In most small business C-Corp or regular corporation sale situations, a sale of corporate assets will result in double taxation of the assets. The C-Corp is taxed first and then the owner will also be taxed on any recognized gain when they receive payment from the corporation as a result of the sale. Whereas, if your business structure is anything other than a C-Corp (LLC, Partnership, S-Corp) taxation only occurs at the owner or personal level (NOTE: If you’re a C-Corp and planning a sale at least five years out, ask your CPA about converting from C-Corp to S-Corp).
One way to avoid a double tax as an owner of a C-Corp is to sell the stock of your business rather than the assets. This is not easily done as a buyer wants the tax benefits of buying assets, and often doesn’t want any potential liability tied to the stock shares. However, if you are successful in negotiating a sale of stock, a resulting question will probably be, “Now, how can I also minimize taxes at the personal level?”

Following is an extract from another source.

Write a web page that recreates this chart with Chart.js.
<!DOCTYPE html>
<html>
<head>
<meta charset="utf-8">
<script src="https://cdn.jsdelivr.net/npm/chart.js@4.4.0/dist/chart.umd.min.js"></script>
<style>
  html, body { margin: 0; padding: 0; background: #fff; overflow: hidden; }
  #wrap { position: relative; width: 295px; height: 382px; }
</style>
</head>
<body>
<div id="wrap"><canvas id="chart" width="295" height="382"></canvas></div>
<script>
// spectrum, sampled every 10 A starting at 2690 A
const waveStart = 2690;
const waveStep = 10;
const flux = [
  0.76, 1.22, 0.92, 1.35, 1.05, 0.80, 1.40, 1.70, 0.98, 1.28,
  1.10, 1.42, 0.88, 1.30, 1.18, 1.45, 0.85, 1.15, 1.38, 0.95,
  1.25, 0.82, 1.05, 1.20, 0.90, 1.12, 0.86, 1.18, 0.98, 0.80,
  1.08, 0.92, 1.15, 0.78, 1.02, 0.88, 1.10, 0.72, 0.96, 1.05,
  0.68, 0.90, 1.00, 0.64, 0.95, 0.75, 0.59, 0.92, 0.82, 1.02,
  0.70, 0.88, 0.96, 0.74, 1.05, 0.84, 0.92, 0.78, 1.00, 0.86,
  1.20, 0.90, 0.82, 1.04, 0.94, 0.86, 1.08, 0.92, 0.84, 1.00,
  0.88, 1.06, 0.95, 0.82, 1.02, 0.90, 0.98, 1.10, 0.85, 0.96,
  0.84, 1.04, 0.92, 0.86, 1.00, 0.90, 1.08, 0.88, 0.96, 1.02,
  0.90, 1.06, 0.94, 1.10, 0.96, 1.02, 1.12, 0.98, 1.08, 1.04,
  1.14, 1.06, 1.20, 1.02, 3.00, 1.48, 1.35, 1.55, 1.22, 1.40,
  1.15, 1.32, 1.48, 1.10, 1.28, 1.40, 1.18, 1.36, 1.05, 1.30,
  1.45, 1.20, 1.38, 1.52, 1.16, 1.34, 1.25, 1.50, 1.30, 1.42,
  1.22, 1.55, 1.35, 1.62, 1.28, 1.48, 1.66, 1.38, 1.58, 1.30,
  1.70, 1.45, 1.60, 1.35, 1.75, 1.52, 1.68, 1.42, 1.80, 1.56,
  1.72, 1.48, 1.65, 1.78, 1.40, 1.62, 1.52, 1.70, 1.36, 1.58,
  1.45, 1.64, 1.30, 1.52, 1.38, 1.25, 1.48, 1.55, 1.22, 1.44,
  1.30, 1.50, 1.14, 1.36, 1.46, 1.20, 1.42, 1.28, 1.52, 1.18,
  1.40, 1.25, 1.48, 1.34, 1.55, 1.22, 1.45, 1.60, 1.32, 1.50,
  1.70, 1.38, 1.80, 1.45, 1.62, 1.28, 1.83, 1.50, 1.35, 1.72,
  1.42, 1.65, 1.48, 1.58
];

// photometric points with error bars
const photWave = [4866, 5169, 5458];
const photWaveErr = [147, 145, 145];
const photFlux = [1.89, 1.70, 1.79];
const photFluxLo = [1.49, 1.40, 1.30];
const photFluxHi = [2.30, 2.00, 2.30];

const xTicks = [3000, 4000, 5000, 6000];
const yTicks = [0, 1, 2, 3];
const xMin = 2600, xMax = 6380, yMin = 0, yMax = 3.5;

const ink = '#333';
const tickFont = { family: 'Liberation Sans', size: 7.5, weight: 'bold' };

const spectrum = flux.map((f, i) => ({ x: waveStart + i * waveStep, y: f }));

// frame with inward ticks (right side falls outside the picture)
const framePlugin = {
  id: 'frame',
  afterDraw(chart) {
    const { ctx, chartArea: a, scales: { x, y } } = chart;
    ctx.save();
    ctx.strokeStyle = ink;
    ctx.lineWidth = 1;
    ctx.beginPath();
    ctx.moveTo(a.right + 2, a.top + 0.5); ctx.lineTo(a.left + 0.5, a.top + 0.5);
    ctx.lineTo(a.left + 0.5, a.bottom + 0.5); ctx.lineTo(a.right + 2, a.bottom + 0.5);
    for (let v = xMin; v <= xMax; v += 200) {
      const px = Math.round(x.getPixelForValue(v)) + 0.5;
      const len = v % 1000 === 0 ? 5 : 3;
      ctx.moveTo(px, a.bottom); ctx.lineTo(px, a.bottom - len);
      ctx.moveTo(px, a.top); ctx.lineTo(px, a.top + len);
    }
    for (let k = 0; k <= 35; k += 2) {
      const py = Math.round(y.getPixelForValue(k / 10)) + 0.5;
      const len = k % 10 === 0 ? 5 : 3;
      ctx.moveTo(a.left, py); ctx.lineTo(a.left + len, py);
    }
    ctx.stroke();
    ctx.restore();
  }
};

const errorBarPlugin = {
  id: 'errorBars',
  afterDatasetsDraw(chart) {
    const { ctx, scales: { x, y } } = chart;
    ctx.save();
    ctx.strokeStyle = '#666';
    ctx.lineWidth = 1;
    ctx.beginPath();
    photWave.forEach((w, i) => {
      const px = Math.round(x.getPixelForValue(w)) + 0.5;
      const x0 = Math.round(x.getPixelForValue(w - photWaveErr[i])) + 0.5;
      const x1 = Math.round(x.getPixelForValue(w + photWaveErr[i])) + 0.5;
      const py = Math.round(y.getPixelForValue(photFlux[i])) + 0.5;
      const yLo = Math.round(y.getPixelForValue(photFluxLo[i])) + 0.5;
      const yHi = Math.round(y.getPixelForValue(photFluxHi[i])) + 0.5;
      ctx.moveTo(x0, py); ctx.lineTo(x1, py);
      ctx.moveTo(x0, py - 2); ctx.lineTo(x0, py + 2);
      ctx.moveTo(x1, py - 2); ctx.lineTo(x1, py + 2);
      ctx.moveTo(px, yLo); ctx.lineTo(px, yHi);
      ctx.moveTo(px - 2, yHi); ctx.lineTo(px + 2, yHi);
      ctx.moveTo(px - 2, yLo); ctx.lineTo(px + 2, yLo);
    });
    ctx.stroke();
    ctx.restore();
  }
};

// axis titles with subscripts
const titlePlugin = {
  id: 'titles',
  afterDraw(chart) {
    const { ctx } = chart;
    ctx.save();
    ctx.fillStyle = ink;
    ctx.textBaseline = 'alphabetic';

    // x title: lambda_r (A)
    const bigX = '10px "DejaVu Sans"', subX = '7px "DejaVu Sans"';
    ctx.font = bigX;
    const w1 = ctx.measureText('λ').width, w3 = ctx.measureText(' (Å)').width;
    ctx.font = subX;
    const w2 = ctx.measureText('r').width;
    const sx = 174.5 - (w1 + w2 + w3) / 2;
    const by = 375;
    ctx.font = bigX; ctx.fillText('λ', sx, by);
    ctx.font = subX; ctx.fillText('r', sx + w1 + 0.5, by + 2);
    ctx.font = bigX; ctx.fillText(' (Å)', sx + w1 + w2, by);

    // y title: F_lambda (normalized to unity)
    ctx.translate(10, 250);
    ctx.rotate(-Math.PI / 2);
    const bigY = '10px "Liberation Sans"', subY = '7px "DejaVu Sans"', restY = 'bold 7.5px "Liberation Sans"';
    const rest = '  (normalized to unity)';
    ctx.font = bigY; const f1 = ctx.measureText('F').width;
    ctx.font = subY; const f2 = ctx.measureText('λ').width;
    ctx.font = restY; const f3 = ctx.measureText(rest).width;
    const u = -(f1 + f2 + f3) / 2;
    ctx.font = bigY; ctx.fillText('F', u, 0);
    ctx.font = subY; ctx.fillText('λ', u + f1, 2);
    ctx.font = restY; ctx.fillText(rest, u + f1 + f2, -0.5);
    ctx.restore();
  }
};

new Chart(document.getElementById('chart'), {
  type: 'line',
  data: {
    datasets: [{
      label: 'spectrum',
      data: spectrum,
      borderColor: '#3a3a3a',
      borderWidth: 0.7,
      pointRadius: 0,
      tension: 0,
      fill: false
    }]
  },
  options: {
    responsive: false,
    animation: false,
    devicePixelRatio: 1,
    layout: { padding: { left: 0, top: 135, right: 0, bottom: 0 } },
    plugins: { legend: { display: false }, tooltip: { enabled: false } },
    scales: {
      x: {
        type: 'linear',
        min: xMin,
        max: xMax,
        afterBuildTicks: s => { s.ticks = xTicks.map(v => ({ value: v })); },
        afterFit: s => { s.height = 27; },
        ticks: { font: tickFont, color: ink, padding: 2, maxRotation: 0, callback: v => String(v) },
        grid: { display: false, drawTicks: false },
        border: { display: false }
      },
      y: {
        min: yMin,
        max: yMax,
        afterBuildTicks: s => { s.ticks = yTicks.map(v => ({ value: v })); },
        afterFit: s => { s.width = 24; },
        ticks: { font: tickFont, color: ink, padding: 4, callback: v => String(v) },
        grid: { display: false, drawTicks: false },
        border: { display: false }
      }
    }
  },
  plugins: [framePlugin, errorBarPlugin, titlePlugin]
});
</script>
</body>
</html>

With proper planning, a Charitable Remainder Trust (CRT) can be a very effective tool in avoiding or deferring tax and provide other benefits:
A current income tax charitable deduction.
Appreciated business assets donated and then sold by it avoid capital gains tax.

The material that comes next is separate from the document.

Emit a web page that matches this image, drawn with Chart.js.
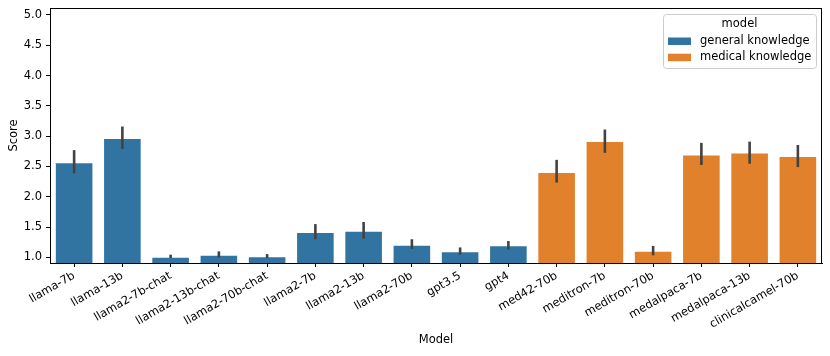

Proceeds from the sale of the business interest within the CRT can be used in diversifying into other assets to generate income for the life of the donor (business owner) and their spouse.
A significant gift to a charity of choice is eventually made at your death or the death of your spouse and is excluded from your estate for estate tax purposes.
Income accumulated within the CRT may not be subject to income tax.
Some of the significant planning considerations include:
Creating the CRT and transferring business assets prior to a binding sale agreement.
A qualified business valuation will be required.
The trust is irrevocable and cannot be changed.
The tax benefits result due to the assets placed in the CRT eventually going to charity and not the owner’s children/family.
There are limitations to what the trust assets can be invested in (i.e., cannot be invested in another business).
For the right situation, a CRT can be very beneficial for an owner and their tax, estate and legacy planning. Have discussions now with your tax professionals to see if it could be right for you.